▸ **Objective**
Retype the opening lines of the data exactly, stopping after the line that contains "import pandas as pd". Skip every picture.

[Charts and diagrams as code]
- - - - -

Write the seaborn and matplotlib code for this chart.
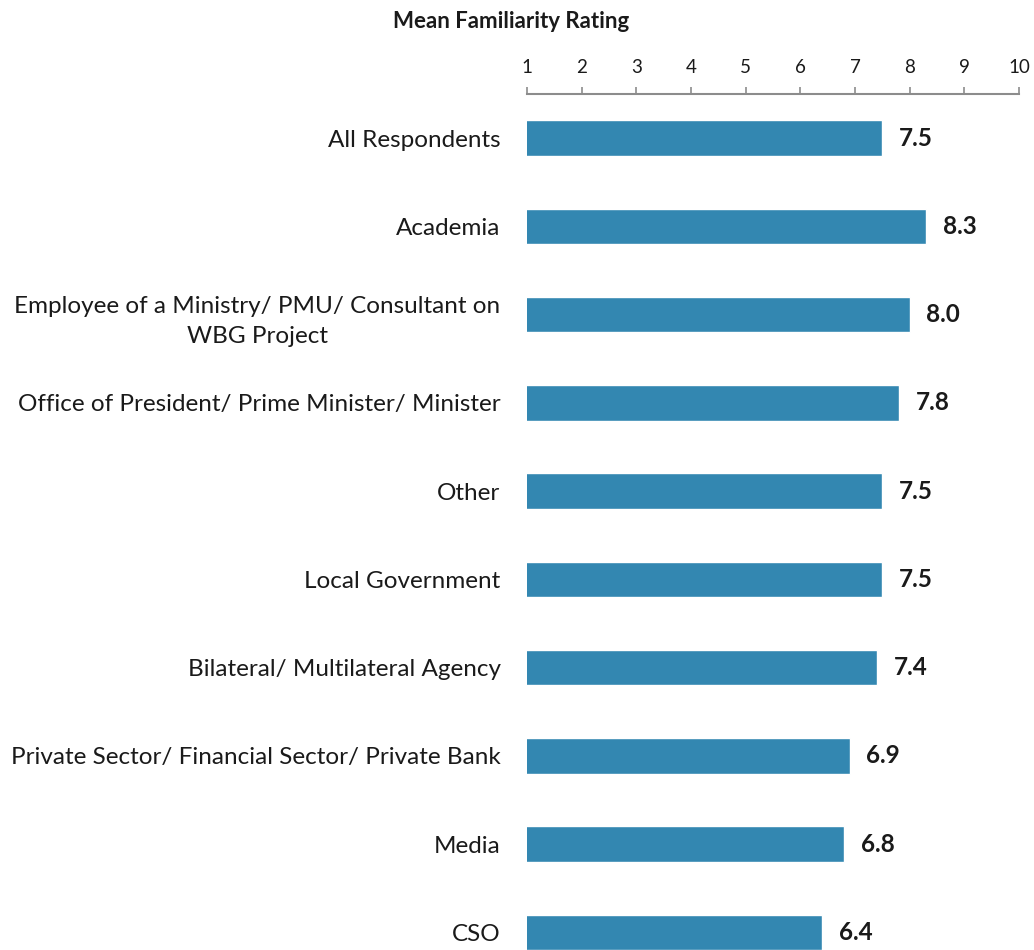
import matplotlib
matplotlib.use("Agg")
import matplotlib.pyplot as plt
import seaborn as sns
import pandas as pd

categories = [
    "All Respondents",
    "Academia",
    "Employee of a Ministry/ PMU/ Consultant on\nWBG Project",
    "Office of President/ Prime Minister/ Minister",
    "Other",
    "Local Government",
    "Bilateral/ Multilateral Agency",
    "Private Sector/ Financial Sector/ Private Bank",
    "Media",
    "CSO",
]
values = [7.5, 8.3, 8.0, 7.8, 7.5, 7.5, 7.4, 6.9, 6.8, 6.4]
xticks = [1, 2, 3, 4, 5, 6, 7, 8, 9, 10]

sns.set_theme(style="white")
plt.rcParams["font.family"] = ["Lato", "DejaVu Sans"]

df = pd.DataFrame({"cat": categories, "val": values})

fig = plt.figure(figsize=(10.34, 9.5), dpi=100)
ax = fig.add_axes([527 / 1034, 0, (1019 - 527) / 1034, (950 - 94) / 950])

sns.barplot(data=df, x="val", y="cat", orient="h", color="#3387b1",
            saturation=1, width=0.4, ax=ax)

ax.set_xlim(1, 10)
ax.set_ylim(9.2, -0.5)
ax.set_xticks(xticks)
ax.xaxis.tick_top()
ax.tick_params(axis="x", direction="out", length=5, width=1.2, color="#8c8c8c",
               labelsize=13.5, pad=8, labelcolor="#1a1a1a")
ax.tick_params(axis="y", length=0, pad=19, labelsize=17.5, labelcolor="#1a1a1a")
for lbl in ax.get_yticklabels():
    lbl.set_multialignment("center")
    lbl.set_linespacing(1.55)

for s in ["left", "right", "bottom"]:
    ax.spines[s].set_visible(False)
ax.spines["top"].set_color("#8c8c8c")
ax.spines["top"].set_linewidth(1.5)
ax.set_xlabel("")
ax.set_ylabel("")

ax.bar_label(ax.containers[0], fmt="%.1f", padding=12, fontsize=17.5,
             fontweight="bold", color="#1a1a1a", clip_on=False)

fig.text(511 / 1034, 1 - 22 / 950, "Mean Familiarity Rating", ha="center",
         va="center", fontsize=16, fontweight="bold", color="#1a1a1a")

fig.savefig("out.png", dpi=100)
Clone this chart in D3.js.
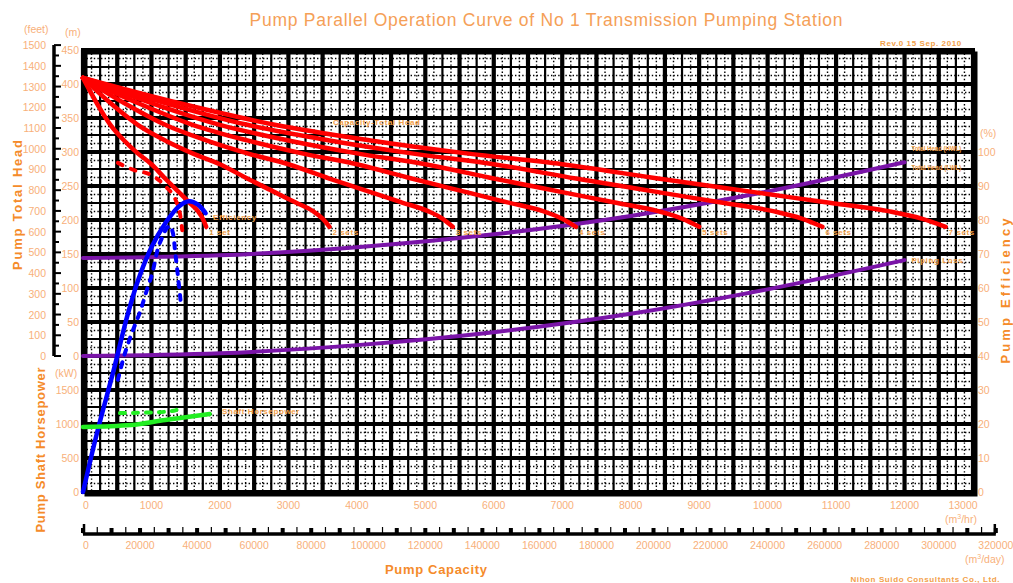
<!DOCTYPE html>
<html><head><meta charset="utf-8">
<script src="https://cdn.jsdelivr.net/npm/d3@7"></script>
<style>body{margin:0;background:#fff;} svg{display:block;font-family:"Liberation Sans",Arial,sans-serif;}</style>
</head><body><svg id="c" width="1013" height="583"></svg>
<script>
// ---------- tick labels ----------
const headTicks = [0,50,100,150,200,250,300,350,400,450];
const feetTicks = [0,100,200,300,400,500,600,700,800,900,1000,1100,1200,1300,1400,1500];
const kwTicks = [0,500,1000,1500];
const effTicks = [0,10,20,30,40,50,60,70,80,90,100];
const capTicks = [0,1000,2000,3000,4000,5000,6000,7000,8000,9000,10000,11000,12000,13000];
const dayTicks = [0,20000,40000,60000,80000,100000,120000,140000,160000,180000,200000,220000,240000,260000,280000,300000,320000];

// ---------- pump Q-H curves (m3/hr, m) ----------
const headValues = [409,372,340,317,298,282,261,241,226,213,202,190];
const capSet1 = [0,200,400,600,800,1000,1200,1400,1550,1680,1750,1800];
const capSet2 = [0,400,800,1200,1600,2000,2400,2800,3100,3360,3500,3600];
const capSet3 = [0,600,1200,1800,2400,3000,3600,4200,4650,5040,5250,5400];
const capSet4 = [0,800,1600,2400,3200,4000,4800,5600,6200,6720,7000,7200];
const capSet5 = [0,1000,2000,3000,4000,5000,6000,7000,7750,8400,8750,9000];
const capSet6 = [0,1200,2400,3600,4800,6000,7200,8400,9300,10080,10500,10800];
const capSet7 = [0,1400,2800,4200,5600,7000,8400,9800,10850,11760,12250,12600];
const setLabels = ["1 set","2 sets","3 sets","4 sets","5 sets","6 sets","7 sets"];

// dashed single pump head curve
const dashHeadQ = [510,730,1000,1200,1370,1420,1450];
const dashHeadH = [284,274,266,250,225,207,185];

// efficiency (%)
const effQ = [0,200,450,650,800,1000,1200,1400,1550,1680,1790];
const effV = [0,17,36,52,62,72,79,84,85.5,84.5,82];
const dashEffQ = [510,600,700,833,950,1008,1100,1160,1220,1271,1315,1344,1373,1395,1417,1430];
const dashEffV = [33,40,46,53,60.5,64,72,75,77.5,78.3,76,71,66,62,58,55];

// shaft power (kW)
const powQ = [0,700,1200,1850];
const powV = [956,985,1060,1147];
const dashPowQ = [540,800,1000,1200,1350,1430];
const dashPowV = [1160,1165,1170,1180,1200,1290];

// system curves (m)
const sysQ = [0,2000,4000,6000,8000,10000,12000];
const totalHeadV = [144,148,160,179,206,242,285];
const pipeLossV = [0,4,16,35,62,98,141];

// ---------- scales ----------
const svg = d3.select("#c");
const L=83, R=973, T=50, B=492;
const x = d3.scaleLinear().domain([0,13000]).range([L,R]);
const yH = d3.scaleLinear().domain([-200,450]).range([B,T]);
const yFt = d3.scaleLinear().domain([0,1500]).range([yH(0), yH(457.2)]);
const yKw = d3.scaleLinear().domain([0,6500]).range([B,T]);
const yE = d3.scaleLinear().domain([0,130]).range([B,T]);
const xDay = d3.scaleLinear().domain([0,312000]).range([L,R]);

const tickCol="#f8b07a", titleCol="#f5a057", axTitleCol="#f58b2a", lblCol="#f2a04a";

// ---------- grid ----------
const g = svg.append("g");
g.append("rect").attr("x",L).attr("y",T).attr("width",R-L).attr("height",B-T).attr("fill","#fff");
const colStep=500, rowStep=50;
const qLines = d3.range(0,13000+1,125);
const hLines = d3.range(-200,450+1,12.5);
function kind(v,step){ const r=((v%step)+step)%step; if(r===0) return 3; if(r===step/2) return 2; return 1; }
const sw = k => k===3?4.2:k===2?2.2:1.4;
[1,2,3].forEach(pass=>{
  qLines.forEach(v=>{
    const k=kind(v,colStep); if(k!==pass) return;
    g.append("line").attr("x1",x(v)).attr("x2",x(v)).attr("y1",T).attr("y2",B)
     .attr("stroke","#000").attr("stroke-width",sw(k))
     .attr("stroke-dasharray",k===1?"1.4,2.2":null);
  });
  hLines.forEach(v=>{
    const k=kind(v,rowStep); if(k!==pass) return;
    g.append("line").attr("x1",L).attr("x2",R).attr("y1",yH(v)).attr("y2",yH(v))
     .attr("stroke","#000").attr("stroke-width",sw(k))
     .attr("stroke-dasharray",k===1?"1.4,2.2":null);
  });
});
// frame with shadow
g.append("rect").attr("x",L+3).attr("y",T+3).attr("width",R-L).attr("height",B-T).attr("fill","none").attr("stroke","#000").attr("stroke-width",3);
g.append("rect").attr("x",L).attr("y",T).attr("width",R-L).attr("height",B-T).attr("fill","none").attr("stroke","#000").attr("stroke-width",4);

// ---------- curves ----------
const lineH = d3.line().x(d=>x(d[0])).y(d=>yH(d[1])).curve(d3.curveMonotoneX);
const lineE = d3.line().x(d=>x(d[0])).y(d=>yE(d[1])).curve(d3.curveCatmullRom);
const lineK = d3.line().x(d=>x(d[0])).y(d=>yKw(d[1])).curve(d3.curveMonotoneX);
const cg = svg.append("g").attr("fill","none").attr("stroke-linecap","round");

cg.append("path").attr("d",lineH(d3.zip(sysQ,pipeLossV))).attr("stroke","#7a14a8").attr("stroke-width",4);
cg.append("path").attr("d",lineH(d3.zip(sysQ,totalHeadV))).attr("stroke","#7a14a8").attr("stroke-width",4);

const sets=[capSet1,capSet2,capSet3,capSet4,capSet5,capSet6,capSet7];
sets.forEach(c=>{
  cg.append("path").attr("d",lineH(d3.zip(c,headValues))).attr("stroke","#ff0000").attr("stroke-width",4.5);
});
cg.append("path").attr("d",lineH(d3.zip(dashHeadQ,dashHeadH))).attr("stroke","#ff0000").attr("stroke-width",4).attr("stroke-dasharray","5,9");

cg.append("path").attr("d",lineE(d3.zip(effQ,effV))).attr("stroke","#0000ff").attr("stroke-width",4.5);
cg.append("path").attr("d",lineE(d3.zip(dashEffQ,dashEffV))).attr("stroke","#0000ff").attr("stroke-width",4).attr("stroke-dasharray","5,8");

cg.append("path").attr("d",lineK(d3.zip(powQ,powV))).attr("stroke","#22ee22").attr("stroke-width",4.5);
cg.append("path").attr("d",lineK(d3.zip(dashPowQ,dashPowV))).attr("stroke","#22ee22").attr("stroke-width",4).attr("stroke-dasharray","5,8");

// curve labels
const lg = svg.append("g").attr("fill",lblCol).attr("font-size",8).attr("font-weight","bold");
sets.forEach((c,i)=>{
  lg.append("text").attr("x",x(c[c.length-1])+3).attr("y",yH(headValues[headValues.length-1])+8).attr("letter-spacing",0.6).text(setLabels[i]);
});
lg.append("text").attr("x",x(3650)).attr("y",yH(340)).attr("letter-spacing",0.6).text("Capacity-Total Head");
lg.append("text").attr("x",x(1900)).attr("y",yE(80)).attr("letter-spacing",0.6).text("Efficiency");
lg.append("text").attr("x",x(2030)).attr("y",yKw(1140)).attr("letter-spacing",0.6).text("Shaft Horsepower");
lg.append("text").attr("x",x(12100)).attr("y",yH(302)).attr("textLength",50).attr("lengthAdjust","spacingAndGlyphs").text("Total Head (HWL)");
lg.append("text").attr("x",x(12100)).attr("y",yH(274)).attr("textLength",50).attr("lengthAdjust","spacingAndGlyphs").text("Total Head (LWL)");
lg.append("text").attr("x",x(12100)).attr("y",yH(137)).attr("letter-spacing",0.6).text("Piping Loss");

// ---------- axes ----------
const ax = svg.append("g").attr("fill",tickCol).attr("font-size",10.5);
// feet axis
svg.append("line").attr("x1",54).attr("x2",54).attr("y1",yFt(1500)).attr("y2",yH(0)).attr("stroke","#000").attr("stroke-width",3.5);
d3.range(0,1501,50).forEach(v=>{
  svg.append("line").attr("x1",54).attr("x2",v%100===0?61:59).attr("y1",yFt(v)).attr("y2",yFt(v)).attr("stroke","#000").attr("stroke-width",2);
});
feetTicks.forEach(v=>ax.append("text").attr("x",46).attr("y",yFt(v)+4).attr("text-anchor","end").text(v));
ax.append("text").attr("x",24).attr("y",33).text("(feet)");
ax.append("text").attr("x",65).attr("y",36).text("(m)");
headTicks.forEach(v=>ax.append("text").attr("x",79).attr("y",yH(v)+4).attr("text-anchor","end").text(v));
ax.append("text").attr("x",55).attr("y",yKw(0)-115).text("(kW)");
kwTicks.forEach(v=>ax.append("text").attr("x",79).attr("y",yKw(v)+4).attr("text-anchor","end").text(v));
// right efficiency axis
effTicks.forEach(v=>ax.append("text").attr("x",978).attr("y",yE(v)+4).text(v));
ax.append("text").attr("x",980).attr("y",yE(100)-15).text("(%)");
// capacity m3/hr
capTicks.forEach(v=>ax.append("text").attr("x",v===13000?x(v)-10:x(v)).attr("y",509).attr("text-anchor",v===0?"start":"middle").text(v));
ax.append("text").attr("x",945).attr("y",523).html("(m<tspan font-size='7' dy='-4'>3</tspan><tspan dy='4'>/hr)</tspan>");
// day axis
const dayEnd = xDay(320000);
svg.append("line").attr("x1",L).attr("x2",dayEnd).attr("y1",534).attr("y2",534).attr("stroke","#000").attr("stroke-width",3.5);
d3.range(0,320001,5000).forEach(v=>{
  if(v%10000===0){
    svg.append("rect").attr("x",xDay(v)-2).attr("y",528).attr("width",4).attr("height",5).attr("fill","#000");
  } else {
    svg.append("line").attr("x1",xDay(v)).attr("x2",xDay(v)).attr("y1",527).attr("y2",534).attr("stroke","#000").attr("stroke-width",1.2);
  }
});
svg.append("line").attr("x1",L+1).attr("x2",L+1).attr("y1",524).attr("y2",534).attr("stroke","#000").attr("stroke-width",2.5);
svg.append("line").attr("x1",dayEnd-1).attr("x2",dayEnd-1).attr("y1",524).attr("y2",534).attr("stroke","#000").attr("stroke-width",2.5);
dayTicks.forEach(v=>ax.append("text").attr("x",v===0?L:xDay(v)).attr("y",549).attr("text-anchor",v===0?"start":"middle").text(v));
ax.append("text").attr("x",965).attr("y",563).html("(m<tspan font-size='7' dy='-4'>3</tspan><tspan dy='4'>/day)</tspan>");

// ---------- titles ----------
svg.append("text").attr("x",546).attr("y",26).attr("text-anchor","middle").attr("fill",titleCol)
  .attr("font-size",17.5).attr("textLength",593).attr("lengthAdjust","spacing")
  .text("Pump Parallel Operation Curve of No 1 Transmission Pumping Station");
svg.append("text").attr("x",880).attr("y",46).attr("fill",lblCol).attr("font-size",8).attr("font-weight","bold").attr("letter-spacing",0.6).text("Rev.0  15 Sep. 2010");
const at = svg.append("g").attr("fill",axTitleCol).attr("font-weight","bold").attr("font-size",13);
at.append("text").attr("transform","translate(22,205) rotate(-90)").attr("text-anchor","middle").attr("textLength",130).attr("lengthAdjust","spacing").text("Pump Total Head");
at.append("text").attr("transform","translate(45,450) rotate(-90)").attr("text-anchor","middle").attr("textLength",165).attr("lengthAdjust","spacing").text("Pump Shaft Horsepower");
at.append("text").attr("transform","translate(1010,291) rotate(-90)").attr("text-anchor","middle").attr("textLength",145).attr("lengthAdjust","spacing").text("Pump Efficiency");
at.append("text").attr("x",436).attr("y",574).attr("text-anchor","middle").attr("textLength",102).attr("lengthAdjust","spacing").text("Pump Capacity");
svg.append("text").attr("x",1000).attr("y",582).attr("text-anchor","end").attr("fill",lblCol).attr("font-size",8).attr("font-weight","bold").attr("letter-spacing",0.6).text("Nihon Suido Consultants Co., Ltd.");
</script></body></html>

- - - - -

▸ **Output below**
Write the seaborn and matplotlib code for this chart.
import matplotlib
matplotlib.use("Agg")
import matplotlib.pyplot as plt
import seaborn as sns
import pandas as pd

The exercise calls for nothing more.